>> BEGIN Dataset content
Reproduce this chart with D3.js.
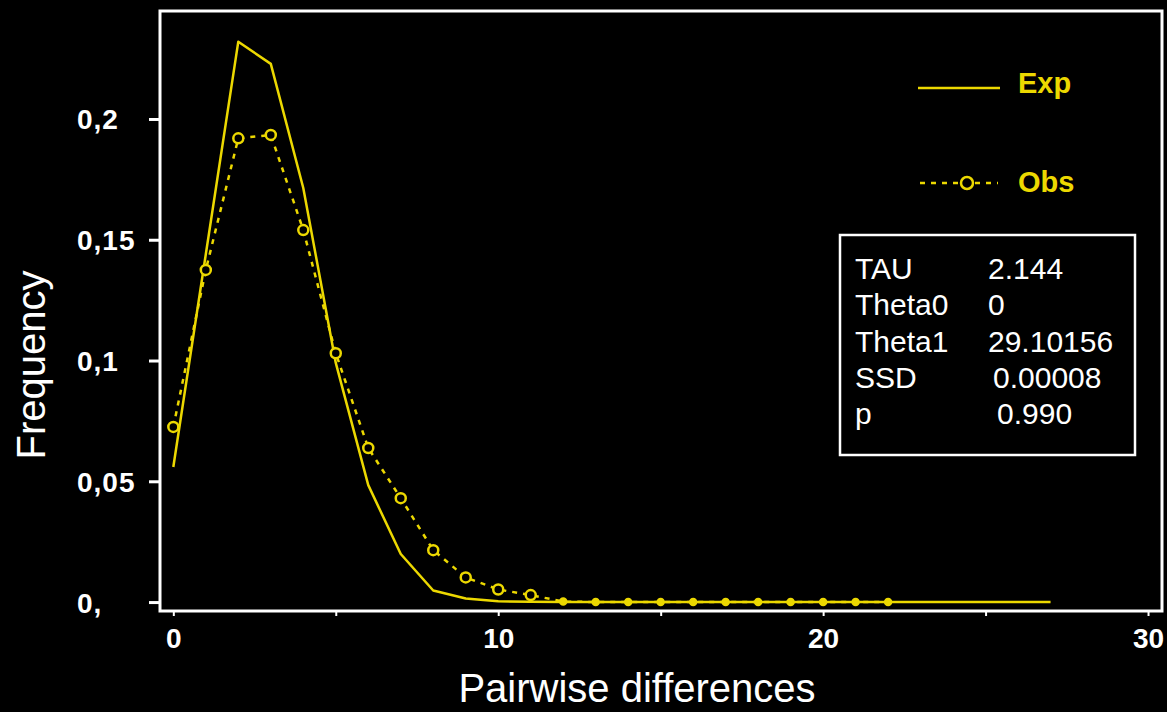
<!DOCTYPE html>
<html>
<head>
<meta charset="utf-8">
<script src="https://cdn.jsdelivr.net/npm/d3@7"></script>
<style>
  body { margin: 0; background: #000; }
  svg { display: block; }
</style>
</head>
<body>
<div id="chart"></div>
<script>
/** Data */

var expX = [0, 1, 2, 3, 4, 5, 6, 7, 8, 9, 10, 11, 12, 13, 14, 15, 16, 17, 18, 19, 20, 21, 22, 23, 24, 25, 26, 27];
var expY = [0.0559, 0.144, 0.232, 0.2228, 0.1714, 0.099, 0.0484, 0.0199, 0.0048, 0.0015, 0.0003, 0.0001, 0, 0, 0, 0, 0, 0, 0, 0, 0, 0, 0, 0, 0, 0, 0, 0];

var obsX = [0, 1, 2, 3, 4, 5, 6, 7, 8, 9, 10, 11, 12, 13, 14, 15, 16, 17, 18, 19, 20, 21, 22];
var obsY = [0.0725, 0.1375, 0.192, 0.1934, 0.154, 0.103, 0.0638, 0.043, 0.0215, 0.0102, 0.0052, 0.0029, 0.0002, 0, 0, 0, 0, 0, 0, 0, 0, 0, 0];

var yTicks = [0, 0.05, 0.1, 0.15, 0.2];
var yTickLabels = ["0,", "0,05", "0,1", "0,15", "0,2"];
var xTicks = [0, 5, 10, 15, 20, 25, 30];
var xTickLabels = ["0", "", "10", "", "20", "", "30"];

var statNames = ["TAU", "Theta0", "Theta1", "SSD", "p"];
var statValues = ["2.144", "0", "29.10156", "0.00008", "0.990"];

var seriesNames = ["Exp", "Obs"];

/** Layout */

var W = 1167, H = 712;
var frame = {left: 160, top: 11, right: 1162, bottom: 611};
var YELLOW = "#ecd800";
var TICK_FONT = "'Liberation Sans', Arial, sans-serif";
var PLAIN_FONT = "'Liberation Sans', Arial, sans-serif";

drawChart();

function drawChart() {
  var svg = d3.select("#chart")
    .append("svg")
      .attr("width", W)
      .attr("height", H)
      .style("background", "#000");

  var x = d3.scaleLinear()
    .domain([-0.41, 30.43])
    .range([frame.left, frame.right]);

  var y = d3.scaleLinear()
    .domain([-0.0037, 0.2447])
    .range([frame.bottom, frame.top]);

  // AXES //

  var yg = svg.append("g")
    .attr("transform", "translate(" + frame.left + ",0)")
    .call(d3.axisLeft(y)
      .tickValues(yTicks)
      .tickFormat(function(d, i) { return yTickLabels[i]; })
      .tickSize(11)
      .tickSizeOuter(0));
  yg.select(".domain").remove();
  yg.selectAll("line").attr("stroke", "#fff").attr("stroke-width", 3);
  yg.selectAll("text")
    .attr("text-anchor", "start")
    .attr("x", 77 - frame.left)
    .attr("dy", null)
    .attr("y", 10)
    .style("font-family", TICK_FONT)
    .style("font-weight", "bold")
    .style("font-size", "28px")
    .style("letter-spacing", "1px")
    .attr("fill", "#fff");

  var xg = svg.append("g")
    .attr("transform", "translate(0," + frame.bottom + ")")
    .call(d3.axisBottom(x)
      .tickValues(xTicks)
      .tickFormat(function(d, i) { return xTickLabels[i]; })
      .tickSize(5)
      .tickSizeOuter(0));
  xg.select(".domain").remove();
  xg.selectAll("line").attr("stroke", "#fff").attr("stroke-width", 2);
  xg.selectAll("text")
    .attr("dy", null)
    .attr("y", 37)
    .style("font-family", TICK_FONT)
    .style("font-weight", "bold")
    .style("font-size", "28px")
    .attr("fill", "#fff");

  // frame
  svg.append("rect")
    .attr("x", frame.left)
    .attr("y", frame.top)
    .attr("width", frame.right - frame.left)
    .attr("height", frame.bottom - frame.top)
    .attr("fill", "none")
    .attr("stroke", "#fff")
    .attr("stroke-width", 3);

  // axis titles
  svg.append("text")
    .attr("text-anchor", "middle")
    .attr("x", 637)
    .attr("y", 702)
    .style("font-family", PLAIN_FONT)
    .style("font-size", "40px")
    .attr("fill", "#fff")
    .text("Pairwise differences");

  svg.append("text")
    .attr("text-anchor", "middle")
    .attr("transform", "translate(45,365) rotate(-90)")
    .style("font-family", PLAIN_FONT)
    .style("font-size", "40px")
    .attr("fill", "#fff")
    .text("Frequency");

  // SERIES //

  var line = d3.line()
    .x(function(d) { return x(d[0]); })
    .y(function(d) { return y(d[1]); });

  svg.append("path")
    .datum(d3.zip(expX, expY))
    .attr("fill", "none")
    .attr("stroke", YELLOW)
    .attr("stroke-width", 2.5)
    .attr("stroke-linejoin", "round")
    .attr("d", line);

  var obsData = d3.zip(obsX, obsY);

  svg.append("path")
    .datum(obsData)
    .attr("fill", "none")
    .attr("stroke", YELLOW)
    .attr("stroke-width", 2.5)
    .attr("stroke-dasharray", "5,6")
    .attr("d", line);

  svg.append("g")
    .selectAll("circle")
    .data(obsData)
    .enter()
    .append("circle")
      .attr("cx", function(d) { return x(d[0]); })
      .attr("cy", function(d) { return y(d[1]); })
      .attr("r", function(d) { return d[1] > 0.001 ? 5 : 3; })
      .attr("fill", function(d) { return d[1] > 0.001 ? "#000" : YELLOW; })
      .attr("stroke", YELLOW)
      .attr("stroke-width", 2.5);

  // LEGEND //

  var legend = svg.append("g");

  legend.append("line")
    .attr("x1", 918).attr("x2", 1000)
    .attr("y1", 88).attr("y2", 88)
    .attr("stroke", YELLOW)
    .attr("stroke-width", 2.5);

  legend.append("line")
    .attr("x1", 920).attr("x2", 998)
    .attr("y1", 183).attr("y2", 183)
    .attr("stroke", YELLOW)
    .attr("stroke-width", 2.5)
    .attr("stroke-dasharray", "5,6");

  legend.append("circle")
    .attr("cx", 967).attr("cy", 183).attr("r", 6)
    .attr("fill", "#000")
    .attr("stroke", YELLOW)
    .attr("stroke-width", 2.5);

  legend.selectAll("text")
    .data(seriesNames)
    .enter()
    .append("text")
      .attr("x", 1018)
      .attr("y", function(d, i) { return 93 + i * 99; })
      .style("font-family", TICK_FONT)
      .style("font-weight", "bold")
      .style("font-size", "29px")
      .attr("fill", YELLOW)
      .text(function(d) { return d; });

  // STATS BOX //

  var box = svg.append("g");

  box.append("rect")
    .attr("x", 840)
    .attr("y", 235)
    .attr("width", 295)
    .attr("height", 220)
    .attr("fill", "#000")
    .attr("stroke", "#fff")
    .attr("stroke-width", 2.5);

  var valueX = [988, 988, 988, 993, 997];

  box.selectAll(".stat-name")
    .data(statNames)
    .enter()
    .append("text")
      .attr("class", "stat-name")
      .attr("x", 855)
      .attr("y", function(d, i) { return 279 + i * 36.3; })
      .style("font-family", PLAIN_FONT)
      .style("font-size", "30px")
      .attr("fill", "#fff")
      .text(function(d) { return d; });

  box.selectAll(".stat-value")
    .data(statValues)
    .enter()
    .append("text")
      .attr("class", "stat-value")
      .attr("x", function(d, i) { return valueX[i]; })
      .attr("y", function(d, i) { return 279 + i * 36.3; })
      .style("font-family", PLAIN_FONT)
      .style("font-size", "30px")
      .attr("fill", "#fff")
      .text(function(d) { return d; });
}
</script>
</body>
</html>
>> END Dataset content
What you are asked to do: Your copy of the data should match it exactly, except that pictures are left out.

Solution to this exercise:
Reproduce this chart with D3.js.
<!DOCTYPE html>
<html>
<head>
<meta charset="utf-8">
<script src="https://cdn.jsdelivr.net/npm/d3@7"></script>
<style>
  body { margin: 0; background: #000; }
  svg { display: block; }
</style>
</head>
<body>
<div id="chart"></div>
<script>
/** Data */

var expX = [0, 1, 2, 3, 4, 5, 6, 7, 8, 9, 10, 11, 12, 13, 14, 15, 16, 17, 18, 19, 20, 21, 22, 23, 24, 25, 26, 27];
var expY = [0.0559, 0.144, 0.232, 0.2228, 0.1714, 0.099, 0.0484, 0.0199, 0.0048, 0.0015, 0.0003, 0.0001, 0, 0, 0, 0, 0, 0, 0, 0, 0, 0, 0, 0, 0, 0, 0, 0];

var obsX = [0, 1, 2, 3, 4, 5, 6, 7, 8, 9, 10, 11, 12, 13, 14, 15, 16, 17, 18, 19, 20, 21, 22];
var obsY = [0.0725, 0.1375, 0.192, 0.1934, 0.154, 0.103, 0.0638, 0.043, 0.0215, 0.0102, 0.0052, 0.0029, 0.0002, 0, 0, 0, 0, 0, 0, 0, 0, 0, 0];

var yTicks = [0, 0.05, 0.1, 0.15, 0.2];
var yTickLabels = ["0,", "0,05", "0,1", "0,15", "0,2"];
var xTicks = [0, 5, 10, 15, 20, 25, 30];
var xTickLabels = ["0", "", "10", "", "20", "", "30"];

var statNames = ["TAU", "Theta0", "Theta1", "SSD", "p"];
var statValues = ["2.144", "0", "29.10156", "0.00008", "0.990"];

var seriesNames = ["Exp", "Obs"];

/** Layout */

var W = 1167, H = 712;
var frame = {left: 160, top: 11, right: 1162, bottom: 611};
var YELLOW = "#ecd800";
var TICK_FONT = "'Liberation Sans', Arial, sans-serif";
var PLAIN_FONT = "'Liberation Sans', Arial, sans-serif";

drawChart();

function drawChart() {
  var svg = d3.select("#chart")
    .append("svg")
      .attr("width", W)
      .attr("height", H)
      .style("background", "#000");

  var x = d3.scaleLinear()
    .domain([-0.41, 30.43])
    .range([frame.left, frame.right]);

  var y = d3.scaleLinear()
    .domain([-0.0037, 0.2447])
    .range([frame.bottom, frame.top]);

  // AXES //

  var yg = svg.append("g")
    .attr("transform", "translate(" + frame.left + ",0)")
    .call(d3.axisLeft(y)
      .tickValues(yTicks)
      .tickFormat(function(d, i) { return yTickLabels[i]; })
      .tickSize(11)
      .tickSizeOuter(0));
  yg.select(".domain").remove();
  yg.selectAll("line").attr("stroke", "#fff").attr("stroke-width", 3);
  yg.selectAll("text")
    .attr("text-anchor", "start")
    .attr("x", 77 - frame.left)
    .attr("dy", null)
    .attr("y", 10)
    .style("font-family", TICK_FONT)
    .style("font-weight", "bold")
    .style("font-size", "28px")
    .style("letter-spacing", "1px")
    .attr("fill", "#fff");

  var xg = svg.append("g")
    .attr("transform", "translate(0," + frame.bottom + ")")
    .call(d3.axisBottom(x)
      .tickValues(xTicks)
      .tickFormat(function(d, i) { return xTickLabels[i]; })
      .tickSize(5)
      .tickSizeOuter(0));
  xg.select(".domain").remove();
  xg.selectAll("line").attr("stroke", "#fff").attr("stroke-width", 2);
  xg.selectAll("text")
    .attr("dy", null)
    .attr("y", 37)
    .style("font-family", TICK_FONT)
    .style("font-weight", "bold")
    .style("font-size", "28px")
    .attr("fill", "#fff");

  // frame
  svg.append("rect")
    .attr("x", frame.left)
    .attr("y", frame.top)
    .attr("width", frame.right - frame.left)
    .attr("height", frame.bottom - frame.top)
    .attr("fill", "none")
    .attr("stroke", "#fff")
    .attr("stroke-width", 3);

  // axis titles
  svg.append("text")
    .attr("text-anchor", "middle")
    .attr("x", 637)
    .attr("y", 702)
    .style("font-family", PLAIN_FONT)
    .style("font-size", "40px")
    .attr("fill", "#fff")
    .text("Pairwise differences");

  svg.append("text")
    .attr("text-anchor", "middle")
    .attr("transform", "translate(45,365) rotate(-90)")
    .style("font-family", PLAIN_FONT)
    .style("font-size", "40px")
    .attr("fill", "#fff")
    .text("Frequency");

  // SERIES //

  var line = d3.line()
    .x(function(d) { return x(d[0]); })
    .y(function(d) { return y(d[1]); });

  svg.append("path")
    .datum(d3.zip(expX, expY))
    .attr("fill", "none")
    .attr("stroke", YELLOW)
    .attr("stroke-width", 2.5)
    .attr("stroke-linejoin", "round")
    .attr("d", line);

  var obsData = d3.zip(obsX, obsY);

  svg.append("path")
    .datum(obsData)
    .attr("fill", "none")
    .attr("stroke", YELLOW)
    .attr("stroke-width", 2.5)
    .attr("stroke-dasharray", "5,6")
    .attr("d", line);

  svg.append("g")
    .selectAll("circle")
    .data(obsData)
    .enter()
    .append("circle")
      .attr("cx", function(d) { return x(d[0]); })
      .attr("cy", function(d) { return y(d[1]); })
      .attr("r", function(d) { return d[1] > 0.001 ? 5 : 3; })
      .attr("fill", function(d) { return d[1] > 0.001 ? "#000" : YELLOW; })
      .attr("stroke", YELLOW)
      .attr("stroke-width", 2.5);

  // LEGEND //

  var legend = svg.append("g");

  legend.append("line")
    .attr("x1", 918).attr("x2", 1000)
    .attr("y1", 88).attr("y2", 88)
    .attr("stroke", YELLOW)
    .attr("stroke-width", 2.5);

  legend.append("line")
    .attr("x1", 920).attr("x2", 998)
    .attr("y1", 183).attr("y2", 183)
    .attr("stroke", YELLOW)
    .attr("stroke-width", 2.5)
    .attr("stroke-dasharray", "5,6");

  legend.append("circle")
    .attr("cx", 967).attr("cy", 183).attr("r", 6)
    .attr("fill", "#000")
    .attr("stroke", YELLOW)
    .attr("stroke-width", 2.5);

  legend.selectAll("text")
    .data(seriesNames)
    .enter()
    .append("text")
      .attr("x", 1018)
      .attr("y", function(d, i) { return 93 + i * 99; })
      .style("font-family", TICK_FONT)
      .style("font-weight", "bold")
      .style("font-size", "29px")
      .attr("fill", YELLOW)
      .text(function(d) { return d; });

  // STATS BOX //

  var box = svg.append("g");

  box.append("rect")
    .attr("x", 840)
    .attr("y", 235)
    .attr("width", 295)
    .attr("height", 220)
    .attr("fill", "#000")
    .attr("stroke", "#fff")
    .attr("stroke-width", 2.5);

  var valueX = [988, 988, 988, 993, 997];

  box.selectAll(".stat-name")
    .data(statNames)
    .enter()
    .append("text")
      .attr("class", "stat-name")
      .attr("x", 855)
      .attr("y", function(d, i) { return 279 + i * 36.3; })
      .style("font-family", PLAIN_FONT)
      .style("font-size", "30px")
      .attr("fill", "#fff")
      .text(function(d) { return d; });

  box.selectAll(".stat-value")
    .data(statValues)
    .enter()
    .append("text")
      .attr("class", "stat-value")
      .attr("x", function(d, i) { return valueX[i]; })
      .attr("y", function(d, i) { return 279 + i * 36.3; })
      .style("font-family", PLAIN_FONT)
      .style("font-size", "30px")
      .attr("fill", "#fff")
      .text(function(d) { return d; });
}
</script>
</body>
</html>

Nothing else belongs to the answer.